The series later takes us on a scenic tour of Crowley and Aziraphale’s relationship throughout history, hitting highlights such as Noah’s Ark, the Globe Theatre, the French Revolution, and World War II. Throughout, we get glimpses of this unseen tie that binds them. They’re ostensibly enemies, on opposing sides of a holy war, but every time they run into each other early on, they’re congenial with one another. And not only Aziraphale as you might expect, it being within reason that angels would be nice to everyone – Crowley is also thoroughly pleasant toward Aziraphale, going out of his way to greet the angel in a crowd and make small talk. As time goes on, however, they go beyond even that, moving from amiable acquaintances into becoming very genuinely important to one another. About halfway through that tour of history, we start seeing a pattern of Crowley seeking Aziraphale out, either to get him out of trouble or to proposition him for a two-celestial-being ceasefire (reasoning that he and Aziraphale, working for the forces of evil and good respectively, “cancel each other out,” he points out that they could just not bother and end up with the same result.)

But let’s focus on where Aziraphale and Crowley are in the main time period of the series, during the whole Antichrist/end of the world business. At this point, there’s very little that’s reluctant or tentative about their relationship. They regularly call each other, meet up for lunch or drinks, and discuss the work of their individual sides. Call them friends, call them lovers, call them frenemies, whatever you’d like – these are two celestial beings who are very decidedly in one another’s lives. While it’s not a relationship they’re keen to advertise to their own kinds, there’s no real pretense about them being actual adversaries.

This gets a little thorny for Aziraphale, though. As an angel, like I said, he’s pretty conditioned to be friendly and nice, but he knows he’s also not supposed to “fraternize” with demons. In their relationship, if one of them is going to shy away or pull back, it’s usually Aziraphale. He’s particularly resistant when Crowley suggests they team up to stop the apocalypse. It’s one thing for Aziraphale to let his heavenly orders lie once in a while, but it’s quite another to go against the Great and/or Ineffable Plan, especially working shoulder-to-shoulder with a demon. This is when he starts talking about sides and insisting that he can’t team up with Crowley. Even when Crowley wins Aziraphale over to helping him (after all, if the earth is destroyed in Armageddon, there won’t be any Stephen Sondheim premieres in heaven!), the angel spends a good chunk of the miniseries trying to deny what Crowley really means to him.

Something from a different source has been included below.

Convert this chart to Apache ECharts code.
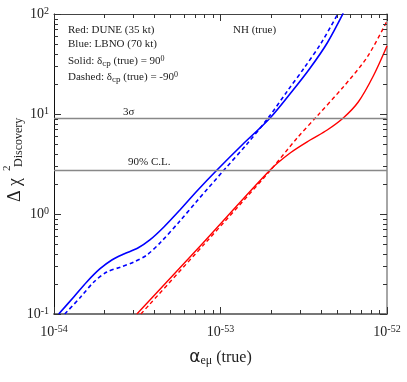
<!DOCTYPE html>
<html>
<head>
<meta charset="utf-8">
<script src="https://cdn.jsdelivr.net/npm/echarts@6/dist/echarts.min.js"></script>
<style>
  html, body { margin: 0; padding: 0; background: #fff; }
  #chart { width: 407px; height: 382px; }
</style>
</head>
<body>
<div id="chart"></div>
<script>
// x values are in units of 1e-54 (alpha_emu)
const X_UNIT_EXP = -54
const X_MIN = 1, X_MAX = 100
const Y_MIN = 0.1, Y_MAX = 100

const blueSolidX = [1.067, 1.314, 1.573, 1.884, 2.225, 2.627, 3.189, 3.765, 4.571, 5.705, 7.222, 9.527, 13.66, 19.86, 27.3, 34.56, 43.74, 54.6]
const blueSolidY = [0.1, 0.148, 0.209, 0.282, 0.347, 0.398, 0.457, 0.55, 0.741, 1.096, 1.698, 2.754, 5.012, 9.12, 17.38, 28.84, 51.29, 102]

const blueDashX = [1.16, 1.447, 1.734, 2.075, 2.519, 3.017, 3.613, 4.385, 5.705, 7.222, 10.5, 14.43, 19.31, 25.48, 31.8, 40.25, 50.93]
const blueDashY = [0.1, 0.148, 0.209, 0.263, 0.295, 0.331, 0.389, 0.525, 0.851, 1.349, 2.754, 5.012, 9.12, 17.38, 28.84, 51.29, 102]

const redSolidX = [3.146, 7.85, 19.86, 26.19, 34.56, 43.74, 54.6, 67.2, 82.73, 100]
const redSolidY = [0.1, 0.513, 2.754, 4.074, 5.495, 6.918, 9.12, 13.18, 23.99, 47.9]

const redDashX = [3.325, 8.07, 19.31, 28.86, 38.07, 54.6, 76.12, 100]
const redDashY = [0.1, 0.509, 2.57, 5.754, 9.55, 18.62, 37.15, 85.1]

const levelValues = [9, 2.71]   // 3 sigma, 90% C.L.

const xMinor = [2, 3, 4, 5, 6, 7, 8, 9, 20, 30, 40, 50, 60, 70, 80, 90]
const yMinor = [0.2, 0.3, 0.4, 0.5, 0.6, 0.7, 0.8, 0.9, 2, 3, 4, 5, 6, 7, 8, 9, 20, 30, 40, 50, 60, 70, 80, 90]

const zip = (xs, ys) => xs.map((x, i) => [x, ys[i]])
const SERIF = '"Liberation Serif", "DejaVu Serif", serif'

const chart = echarts.init(document.getElementById('chart'), null, { renderer: 'canvas' })

const supRich = {
  s: { fontSize: 10, fontFamily: SERIF, color: '#222', verticalAlign: 'top', padding: [0, 0, 6, 0] }
}

function expLabel(v, shift) {
  const e = Math.round(Math.log10(v)) + shift
  return '10{s|' + e + '}'
}

function axisBase(lineColor, lineWidth) {
  return {
    type: 'log',
    logBase: 10,
    splitLine: { show: false },
    axisLine: { show: true, lineStyle: { color: lineColor, width: lineWidth } },
    axisTick: { show: true, inside: true, length: 7, lineStyle: { color: '#333', width: 1 } },
  }
}

// crisp 1px line helper
const px = v => Math.round(v) + 0.5

// minor log ticks (2..9 in each decade), placed through the axes' own scales
function tickSeries(data, drawFn) {
  return {
    type: 'custom',
    silent: true,
    clip: false,
    data,
    encode: { x: 0, y: 1 },
    renderItem(params, api) {
      return { type: 'group', children: drawFn(api) }
    },
    z: 5,
  }
}

const tickStyle = () => ({ stroke: '#333', lineWidth: 1 })

const option = {
  animation: false,
  grid: { left: 54, right: 20, top: 14, bottom: 68 },
  xAxis: [
    Object.assign(axisBase('#777', 2), {
      min: X_MIN, max: X_MAX,
      axisLabel: {
        formatter: v => expLabel(v, X_UNIT_EXP),
        fontSize: 14, fontFamily: SERIF, color: '#222', margin: 10, rich: supRich,
      },
      name: '{a|α}{e|eμ}{t| (true)}',
      nameLocation: 'middle',
      nameGap: 35,
      nameTextStyle: {
        rich: {
          a: { fontSize: 17, fontFamily: '"DejaVu Sans", sans-serif', color: '#222' },
          e: { fontSize: 12, fontFamily: SERIF, color: '#222', verticalAlign: 'bottom', padding: [6, 0, 0, 0] },
          t: { fontSize: 16, fontFamily: SERIF, color: '#222' },
        },
      },
    }),
    Object.assign(axisBase('#444', 1), {
      min: X_MIN, max: X_MAX, position: 'top',
      axisLabel: { show: false },
    }),
  ],
  yAxis: [
    Object.assign(axisBase('#111', 1), {
      min: Y_MIN, max: Y_MAX,
      axisLabel: {
        formatter: v => expLabel(v, 0),
        fontSize: 14, fontFamily: SERIF, color: '#222', margin: 5, rich: supRich,
      },
    }),
    Object.assign(axisBase('#888', 1.5), {
      min: Y_MIN, max: Y_MAX, position: 'right',
      axisLabel: { show: false },
    }),
  ],
  series: [
    {
      type: 'line', name: 'LBNO 90', data: zip(blueSolidX, blueSolidY),
      showSymbol: false, smooth: 0.3, lineStyle: { color: '#0000ff', width: 1.6 },
      markLine: {
        silent: true, symbol: 'none', label: { show: false },
        lineStyle: { color: '#888', width: 1.3, type: 'solid' },
        data: levelValues.map(v => ({ yAxis: v })),
      },
    },
    {
      type: 'line', name: 'LBNO -90', data: zip(blueDashX, blueDashY),
      showSymbol: false, smooth: 0.3, lineStyle: { color: '#0000ff', width: 1.6, type: [4, 3] },
    },
    {
      type: 'line', name: 'DUNE 90', data: zip(redSolidX, redSolidY),
      showSymbol: false, smooth: 0.3, lineStyle: { color: '#ff0000', width: 1.4 },
    },
    {
      type: 'line', name: 'DUNE -90', data: zip(redDashX, redDashY),
      showSymbol: false, smooth: 0.3, lineStyle: { color: '#ff0000', width: 1.4, type: [4, 3] },
    },
    tickSeries(xMinor.map(v => [v, Y_MIN]), api => {
      const b = api.coord([api.value(0), Y_MIN])
      const t = api.coord([api.value(0), Y_MAX])
      const x = px(b[0])
      return [
        { type: 'line', shape: { x1: x, y1: b[1], x2: x, y2: b[1] - 4 }, style: tickStyle() },
        { type: 'line', shape: { x1: x, y1: t[1], x2: x, y2: t[1] + 4 }, style: tickStyle() },
      ]
    }),
    tickSeries(yMinor.map(v => [X_MIN, v]), api => {
      const l = api.coord([X_MIN, api.value(1)])
      const r = api.coord([X_MAX, api.value(1)])
      const y = px(l[1])
      return [
        { type: 'line', shape: { x1: l[0], y1: y, x2: l[0] + 4, y2: y }, style: tickStyle() },
        { type: 'line', shape: { x1: r[0], y1: y, x2: r[0] - 4, y2: y }, style: tickStyle() },
      ]
    }),
  ],
  graphic: [
    // y axis title, rotated to read upward
    {
      type: 'group', x: 15, y: 202, rotation: Math.PI / 2,
      children: [
        { type: 'text', x: 0, y: 0, style: { text: 'Δ χ', font: '18px ' + SERIF, fill: '#222', verticalAlign: 'middle' } },
        { type: 'text', x: 31, y: -8, style: { text: '2', font: '11px ' + SERIF, fill: '#222', verticalAlign: 'middle' } },
        { type: 'text', x: 35, y: 4, style: { text: 'Discovery', font: '12px ' + SERIF, fill: '#222', verticalAlign: 'middle' } },
      ],
    },
    {
      type: 'text', left: 68, top: 25,
      style: { text: 'Red: DUNE (35 kt)', font: '11px ' + SERIF, fill: '#222' },
    },
    {
      type: 'text', left: 68, top: 39,
      style: { text: 'Blue: LBNO (70 kt)', font: '11px ' + SERIF, fill: '#222' },
    },
    {
      type: 'text', left: 68, top: 55,
      style: {
        text: 'Solid: δ{b|cp} (true) = 90{p|0}', font: '11px ' + SERIF, fill: '#222',
        rich: {
          b: { fontSize: 9, fontFamily: SERIF, fill: '#222', verticalAlign: 'bottom', padding: [4, 0, 0, 0] },
          p: { fontSize: 8, fontFamily: SERIF, fill: '#222', verticalAlign: 'top', padding: [0, 0, 4, 0] },
        },
      },
    },
    {
      type: 'text', left: 68, top: 71,
      style: {
        text: 'Dashed: δ{b|cp} (true) = -90{p|0}', font: '11px ' + SERIF, fill: '#222',
        rich: {
          b: { fontSize: 9, fontFamily: SERIF, fill: '#222', verticalAlign: 'bottom', padding: [4, 0, 0, 0] },
          p: { fontSize: 8, fontFamily: SERIF, fill: '#222', verticalAlign: 'top', padding: [0, 0, 4, 0] },
        },
      },
    },
    {
      type: 'text', left: 233, top: 25,
      style: { text: 'NH (true)', font: '11px ' + SERIF, fill: '#222' },
    },
    {
      type: 'text', left: 123, top: 107,
      style: { text: '3σ', font: '11px ' + SERIF, fill: '#222' },
    },
    {
      type: 'text', left: 128, top: 157,
      style: { text: '90% C.L.', font: '11px ' + SERIF, fill: '#222' },
    },
  ],
}

chart.setOption(option)
window.addEventListener('resize', () => chart.resize())
</script>
</body>
</html>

As with the “Aziraphale and Crowley throughout history” flashbacks, Crowley in the present day is pretty much all in, both on his plan and his relationship with Aziraphale, which I find continually surprising. For all of Crowley’s growling that he’s dangerous and not “nice” as Aziraphale repeatedly avows, there’s very little that the demon isn’t ultimately willing to do on the angel’s behalf, and he’s often the one fighting for the bond between them. It’s Aziraphale who continues to be unsure. He’s caught between all he’s ever believed in and this friend he technically isn’t supposed to have, one who keeps pointing out how all he’s ever believed in doesn’t actually line up with what he holds most dear. But no matter how often he tries to pull away, he can’t bring himself to cut that tie completely. Ultimately, it comes to him and Crowley standing together between humanity and the end of the world, and there’s no one the other would rather be standing there with.